Pada sisi yang lain, apapun keputusan yang diambil pemerintah tersebut seyogyanya harus diimbangi dengan usaha yang sungguh-sungguh dari berbagai elemen masyarakat, khususnya dari pemerintah untuk mencari solusi yang lebih baik dalam upaya perbaikan ekonomi bangsa. Program optimalisasi sumber daya alam secara merata dan berkeadilan tentu bisa menjadi bagian dari solusi perbaikan ekonomi tersebut.

Disamping itu, kiranya pemerintah juga mau aktif mendengarkan dan menyimak pendapat dari pihak lain, meski berbeda wadah politik dan posisi. Misalnya, beberapa ekonom kita berargumen bahwasanya kebijakan kenaikan harga BBM ini seharusnya tidak perlu terjadi karena selain akan semakin membebani masyarakat, kita juga sebenarnya masih mempunyai saldo yang masih bisa mem-backup kebutuhan bangsa, meski menggunakan kalkukasi terbaru sesuai harga minyak mentah di pasar dunia. Namun realitasnya pemerintah terkesan menutup diri dari pendapat pihak lain. Saya yakin, jika ke depan model “dengar pendapat” dengan para pakar yang berkompeten di bidangnya dilakukan dalam suasana yang harmonis dan ilmiah, maka solusi yang lebih populis dan positif dalam rangka perbaikan ekonomi tentu akan muncul.

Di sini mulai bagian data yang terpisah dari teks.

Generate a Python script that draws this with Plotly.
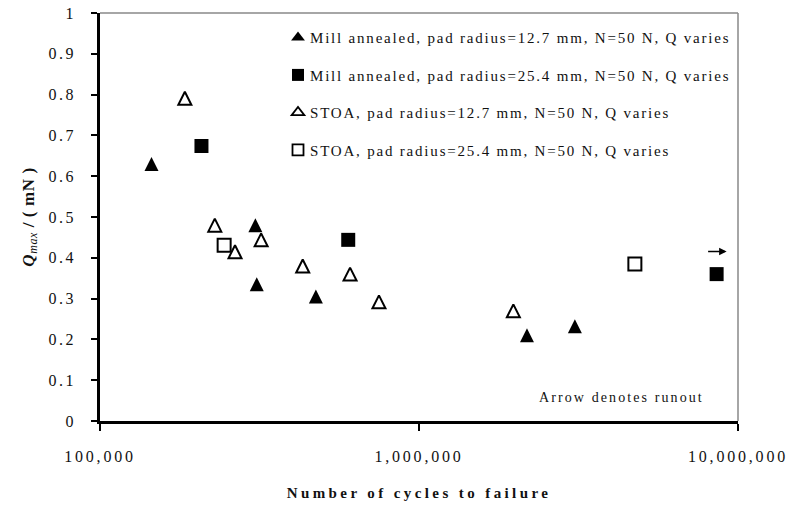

Bisa jadi, kebijakan pemerintah pada kenaikan harga BBM kali ini merupakan ujian tersendiri bagi kita semua dalam memperingati 100 tahun kebangkitan nasional. Apakah kebijakan ini sanggup membawa bangsa ini bangkit dari keterpurukan atau sebaliknya. Yang jelas, ujian kali ini terasa sangat berat. Semua komponen bangsa Indonesia, khususnya pemerintah sebagai waliyul amri dituntut terus berjuang untuk menjalankan langkah nyata demi kemaslahatan bersama bagi masyarakat dan bangsa Indonesia. Dalam perjuangan ini, kita harus meyakini salah satu pesan Tuhan dalam Q.S. Alam Nasyrah (6) bahwa “sesungguhnya sesudah kesulitan itu ada kemudahan”.